British Prose Poetry: The Poems Without Lines
Edited by Jane Monson
Palgrave Macmillan 2018 | 370 pp | £89.99 hardcover
By SIMON COLLINGS.
British Prose Poetry takes a historical perspective. Part I includes an overview of the topic, an essay on early Modernism in Britain, and another on US influences. Part II, ‘The Early Narrators’, looks at the origins of the prose poem in Baudelaire’s Le Spleen de Paris: Petits Poèmes en Prose, at William Carlos William’s Kora improvisations, and at Virginia Woolf’s experimental prose. There’s an essay on James Joyce’s youthful ‘epiphanies’ (later recycled in works like Stephen Hero) and the ‘Giacomo Joyce’ sequence he wrote in Trieste between 1911 and 1914 (which was not published in his lifetime). T. S. Eliot’s single published prose poem, ‘Hysteria’, is analysed in a further chapter, and the essay on Beckett’s How it is also appears in this section.
Part III includes essays on a diverse mix of poets, with the emphasis on major ‘influencers’. There’s an essay on Geoffrey Hill’s Mercian Hymns from 1971 (which Hill did not consider ‘prose poems’ but ‘versets’).
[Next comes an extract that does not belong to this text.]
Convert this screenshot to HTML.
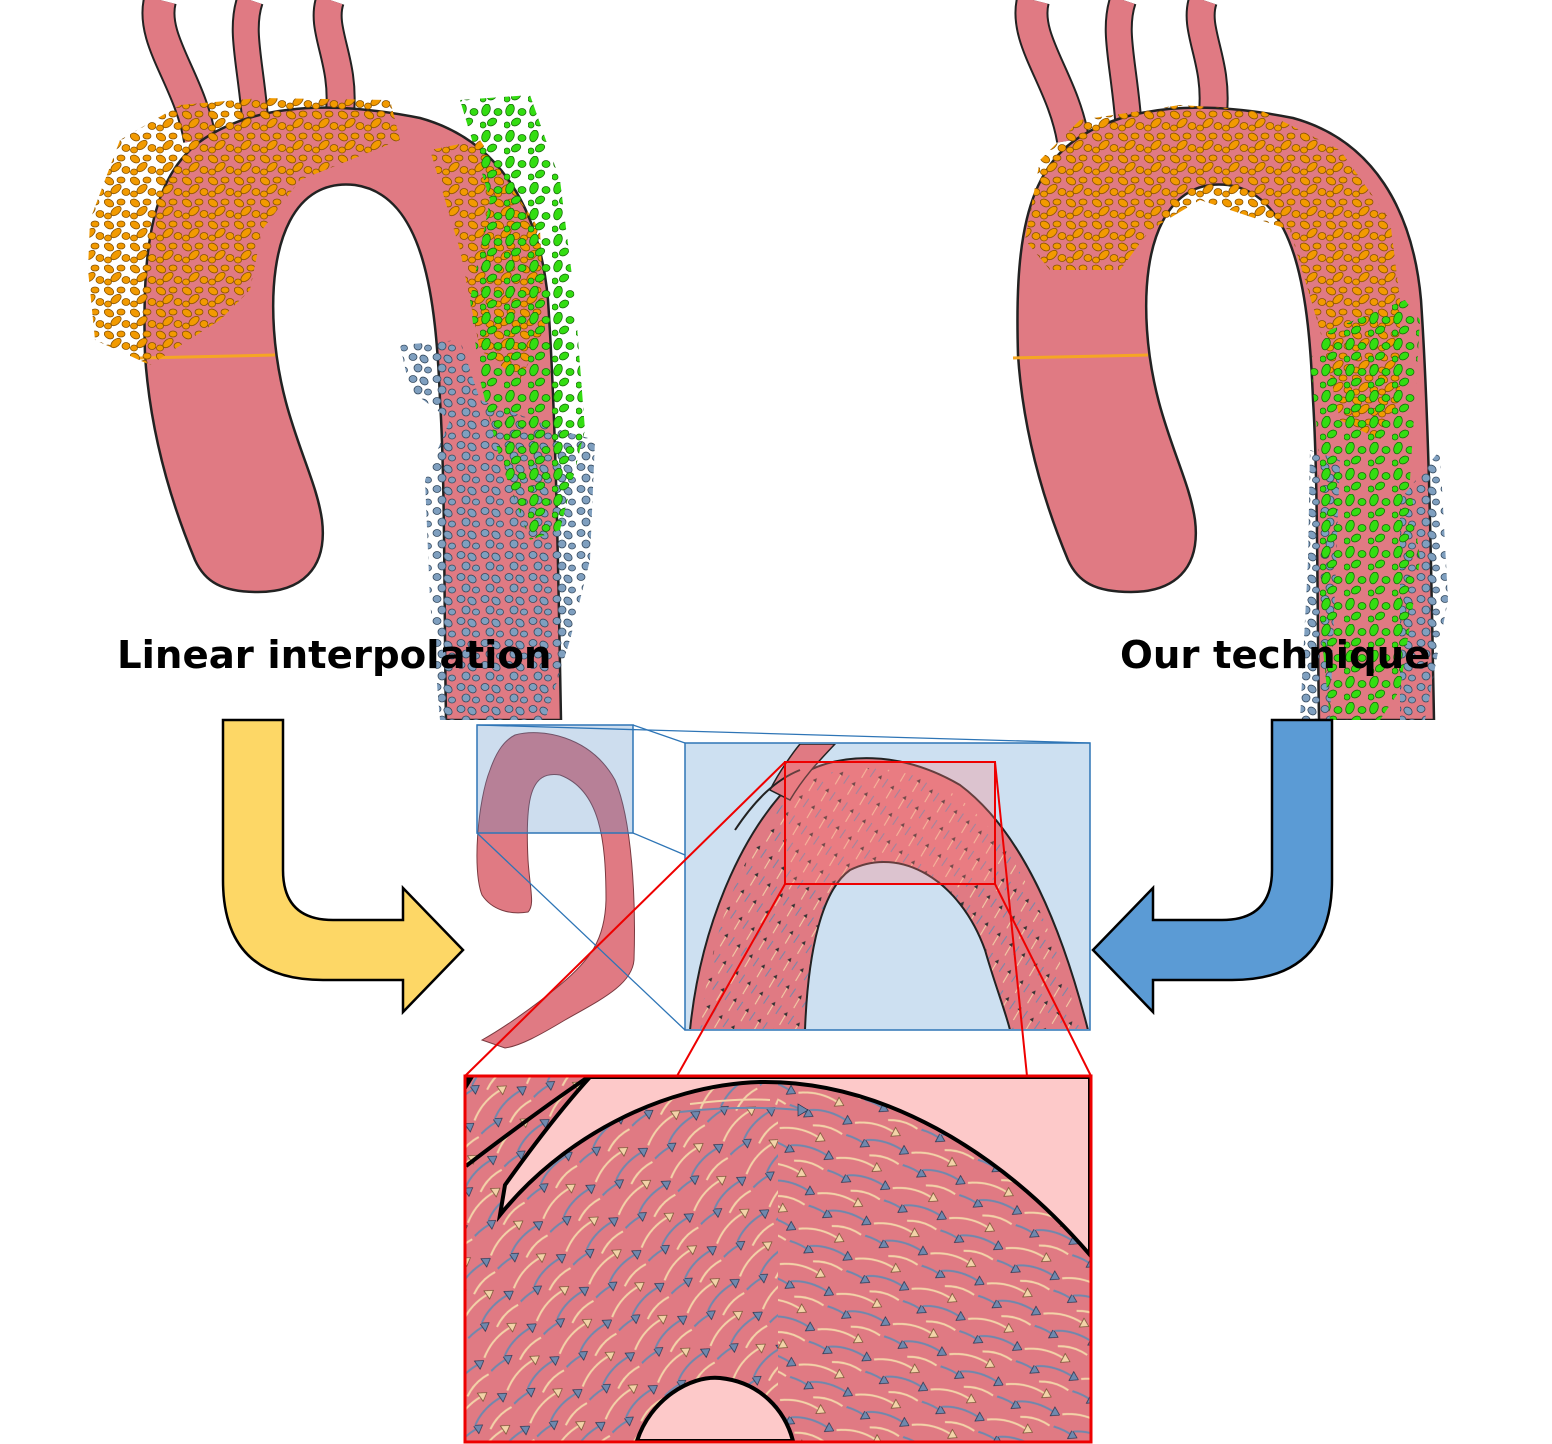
<!DOCTYPE html>
<html><head><meta charset="utf-8"><style>
html,body{margin:0;padding:0;background:#fff;width:1552px;height:1444px;overflow:hidden}
svg{display:block}
text{font-family:"DejaVu Sans","Liberation Sans",sans-serif;font-weight:bold}
</style></head><body>
<svg width="1552" height="1444" viewBox="0 0 1552 1444" xmlns="http://www.w3.org/2000/svg">
<defs>
<clipPath id="topclip"><rect x="0" y="0" width="1552" height="720"/></clipPath>
<clipPath id="botclip"><rect x="466" y="1077" width="624" height="364"/></clipPath>
<clipPath id="midclip"><rect x="686" y="744" width="403" height="285"/></clipPath>
<pattern id="po" width="26" height="22" patternUnits="userSpaceOnUse">
  <g fill="#f29a00" stroke="#8a5200" stroke-width="0.8">
  <ellipse cx="5" cy="5" rx="5" ry="3.5" transform="rotate(30 5 5)"/>
  <ellipse cx="17" cy="4" rx="4" ry="3"/>
  <ellipse cx="12" cy="13" rx="6" ry="3.5" transform="rotate(-40 12 13)"/>
  <ellipse cx="22" cy="16" rx="4" ry="3.5"/>
  <ellipse cx="4" cy="18" rx="3.5" ry="3"/>
  </g>
</pattern>
<pattern id="pg" width="24" height="26" patternUnits="userSpaceOnUse">
  <g fill="#33dd11" stroke="#186e08" stroke-width="0.8">
  <ellipse cx="6" cy="6" rx="4" ry="6" transform="rotate(20 6 6)"/>
  <ellipse cx="18" cy="8" rx="4" ry="3.5"/>
  <ellipse cx="12" cy="18" rx="5" ry="3.5" transform="rotate(-30 12 18)"/>
  <ellipse cx="3" cy="21" rx="3" ry="3"/>
  </g>
</pattern>
<pattern id="pb" width="24" height="22" patternUnits="userSpaceOnUse">
  <g fill="#7f9fbf" stroke="#34495e" stroke-width="0.8">
  <ellipse cx="5" cy="5" rx="4" ry="3.5"/>
  <ellipse cx="16" cy="7" rx="4.5" ry="3.5" transform="rotate(40 16 7)"/>
  <ellipse cx="10" cy="16" rx="4" ry="4"/>
  <ellipse cx="20" cy="18" rx="3.5" ry="3"/>
  </g>
</pattern>
<g id="arrowtile">
  <g fill="none" stroke-width="2">
  <path d="M2,30 Q20,18 42,20" stroke="#f3d3a8"/>
  <path d="M20,40 Q36,30 58,32" stroke="#6f88ad"/>
  <path d="M30,12 Q44,4 60,6" stroke="#f3d3a8"/>
  <path d="M-10,8 Q4,2 20,4" stroke="#6f88ad"/>
  </g>
  <path d="M48,20 L40,15 L40,25 Z" fill="#f3d3a8" stroke="#6b4b2a" stroke-width="0.7"/>
  <path d="M64,32 L56,27 L56,37 Z" fill="#6f88ad" stroke="#1e2f4a" stroke-width="0.7"/>
  <path d="M26,4 L18,-1 L18,9 Z" fill="#6f88ad" stroke="#1e2f4a" stroke-width="0.7"/>
</g>
<pattern id="pa1" width="64" height="40" patternUnits="userSpaceOnUse" patternTransform="rotate(-35)"><use href="#arrowtile"/></pattern>
<pattern id="pa2" width="64" height="40" patternUnits="userSpaceOnUse" patternTransform="rotate(28)"><use href="#arrowtile"/></pattern>
<pattern id="pm" width="22" height="16" patternUnits="userSpaceOnUse" patternTransform="rotate(-50)">
  <path d="M2,8 L14,6" stroke="#f3d3a8" stroke-width="0.9"/>
  <path d="M17,6 L13,4 L13,8 Z" fill="#333"/>
  <path d="M8,14 L18,13" stroke="#6f88ad" stroke-width="0.9"/>
</pattern>
<g id="aorta">
  <path d="M200,140 C190,80 150,40 160,0" fill="none" stroke="#222" stroke-width="34"/>
  <path d="M255,118 C250,60 240,30 250,0" fill="none" stroke="#222" stroke-width="28"/>
  <path d="M340,112 C345,60 320,30 330,0" fill="none" stroke="#222" stroke-width="30"/>
  <path d="M200,140 C190,80 150,40 160,0" fill="none" stroke="#e07a83" stroke-width="30"/>
  <path d="M255,118 C250,60 240,30 250,0" fill="none" stroke="#e07a83" stroke-width="24"/>
  <path d="M340,112 C345,60 320,30 330,0" fill="none" stroke="#e07a83" stroke-width="26"/>
  <path d="M145,355 C142,250 150,170 210,135 C260,105 330,100 420,118 C500,140 540,210 548,300 C556,420 558,560 561,720 L446,720 C444,600 445,480 440,400 C436,300 425,195 355,185 C295,178 268,240 274,330 C280,420 315,470 322,520 C328,570 300,592 258,592 C222,592 205,582 195,560 C170,500 150,430 145,355 Z" fill="#e07a83" stroke="#222" stroke-width="2.5"/>
  <line x1="140" y1="358" x2="275" y2="355" stroke="#f5a623" stroke-width="3"/>
</g>
</defs>
<rect width="1552" height="1444" fill="#fff"/>
<g clip-path="url(#topclip)">
<use href="#aorta"/>
<use href="#aorta" transform="translate(873,0)"/>
<path d="M90,220 L120,140 L180,105 L260,98 L390,100 L400,140 L300,180 L262,230 L250,290 L220,320 L150,365 L95,340 L88,270 Z" fill="url(#po)"/>
<path d="M430,150 L480,140 L540,230 L545,330 L520,380 L480,350 L460,250 Z" fill="url(#po)"/>
<path d="M400,345 L460,340 L480,400 L560,430 L595,440 L590,560 L570,640 L545,720 L440,720 L430,600 L425,480 L450,420 L410,390 Z" fill="url(#pb)"/>
<path d="M460,100 L530,95 L560,180 L575,300 L585,430 L560,530 L530,540 L500,460 L480,380 L470,300 L490,200 Z" fill="url(#pg)"/>
<path d="M1025,240 L1040,160 L1080,120 L1180,105 L1260,110 L1340,150 L1390,220 L1400,300 L1400,400 L1380,440 L1340,420 L1320,330 L1290,230 L1200,200 L1150,230 L1120,270 L1050,270 Z" fill="url(#po)"/>
<path d="M1310,450 L1340,460 L1330,720 L1300,720 L1308,560 Z" fill="url(#pb)"/>
<path d="M1400,500 L1440,450 L1448,600 L1425,720 L1400,720 Z" fill="url(#pb)"/>
<path d="M1310,360 L1330,330 L1405,300 L1420,320 L1410,480 L1420,560 L1400,690 L1380,720 L1330,720 L1318,600 L1318,440 Z" fill="url(#pg)"/>
</g>
<text x="117" y="668" font-size="38.7">Linear interpolation</text>
<text x="1120" y="668" font-size="38.7">Our technique</text>
<path d="M223,720 L283,720 L283,870 Q283,920 333,920 L403,920 L403,888 L463,950 L403,1012 L403,980 L323,980 Q223,980 223,880 Z" fill="#fdd766" stroke="#000" stroke-width="2.5"/>
<path d="M1332,720 L1272,720 L1272,870 Q1272,920 1222,920 L1153,920 L1153,888 L1093,950 L1153,1012 L1153,980 L1232,980 Q1332,980 1332,880 Z" fill="#5b9bd5" stroke="#000" stroke-width="2.5"/>
<path d="M515,735 C540,728 590,735 615,780 C632,820 636,900 634,960 C632,985 600,1000 565,1020 C540,1035 520,1046 505,1048 L482,1040 C500,1030 530,1010 560,985 C590,960 605,940 606,900 C606,840 600,790 560,775 C530,770 525,800 528,860 C530,890 535,905 528,912 C510,915 492,910 482,895 C472,870 478,800 490,770 C497,750 505,740 515,735 Z" fill="#e07a83" stroke="#7a3a40" stroke-width="1"/>
<rect x="477" y="725" width="156" height="108" fill="#5b8fc7" fill-opacity="0.3" stroke="#2e75b6" stroke-width="1.5"/>
<rect x="685" y="743" width="405" height="287" fill="#cde0f1" stroke="#2e75b6" stroke-width="1.5"/>
<g clip-path="url(#midclip)">
<path d="M690,1030 C700,930 740,830 800,775 C840,752 900,750 960,785 C1020,830 1060,920 1088,1030 Z" fill="#e07a83" stroke="#222" stroke-width="2"/>
<path d="M700,1030 C710,930 745,840 800,785 C840,762 900,760 955,795 C1015,840 1055,930 1080,1030 Z" fill="url(#pm)"/>
<path d="M805,1030 C808,950 822,890 850,870 C900,845 960,880 985,950 C995,985 1005,1010 1010,1030 Z" fill="#cde0f1" stroke="#222" stroke-width="2"/>
<path d="M770,790 C780,770 795,750 800,744 L835,744 C820,760 805,775 790,800 Z" fill="#e07a83" stroke="#222" stroke-width="1.5"/>
<path d="M735,830 C755,800 775,780 800,770" fill="none" stroke="#222" stroke-width="2"/>
</g>
<rect x="785" y="762" width="210" height="122" fill="#ff8080" fill-opacity="0.3" stroke="#e00" stroke-width="2"/>
<line x1="477" y1="725" x2="1090" y2="743" stroke="#2e75b6" stroke-width="1.3"/>
<line x1="633" y1="725" x2="685" y2="743" stroke="#2e75b6" stroke-width="1.3"/>
<line x1="477" y1="833" x2="685" y2="1030" stroke="#2e75b6" stroke-width="1.3"/>
<line x1="633" y1="833" x2="685" y2="855" stroke="#2e75b6" stroke-width="1.3"/>
<line x1="785" y1="762" x2="465" y2="1076" stroke="#e00" stroke-width="2"/>
<line x1="785" y1="884" x2="677" y2="1076" stroke="#e00" stroke-width="2"/>
<line x1="995" y1="762" x2="1027" y2="1076" stroke="#e00" stroke-width="2"/>
<line x1="995" y1="884" x2="1091" y2="1076" stroke="#e00" stroke-width="2"/>
<rect x="465" y="1076" width="626" height="366" fill="#e07a83"/>
<g clip-path="url(#botclip)">
<rect x="466" y="1077" width="312" height="364" fill="url(#pa1)"/>
<rect x="778" y="1077" width="312" height="364" fill="url(#pa2)"/>
<path d="M500,1215 C560,1140 660,1085 760,1082 C880,1080 1000,1150 1090,1255 L1090,1077 L590,1077 C560,1110 530,1150 505,1185 Z" fill="#fdc9c9" stroke="#000" stroke-width="4"/>
<path d="M680,1112 Q740,1105 800,1110" fill="none" stroke="#6f88ad" stroke-width="2"/>
<path d="M808,1110 L798,1104 L798,1116 Z" fill="#6f88ad" stroke="#1e2f4a" stroke-width="0.7"/>
<path d="M690,1104 Q740,1098 770,1100" fill="none" stroke="#f3d3a8" stroke-width="2"/>
<path d="M466,1166 C500,1140 540,1110 588,1077" fill="none" stroke="#000" stroke-width="4"/>
<path d="M466,1077 L474,1077 L466,1090 Z" fill="#000"/>
<path d="M637,1441 C650,1400 690,1375 720,1378 C760,1382 785,1410 793,1441 Z" fill="#fdc9c9" stroke="#000" stroke-width="4"/>
</g>
<rect x="465" y="1076" width="626" height="366" fill="none" stroke="#e00" stroke-width="3"/>
</svg>
</body></html>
Another essay discusses Seamus Heaney’s forays into prose poetry, particularly Stations (1975). Mark Ford’s only prose poem, ‘The Death of Hart Crane’, and the work of Vahni Capildeo are examined in two other essays. The final piece in this section discusses Rankine’s Citizen, the prose poetry of Simon Armitage, and work by Peter Riley.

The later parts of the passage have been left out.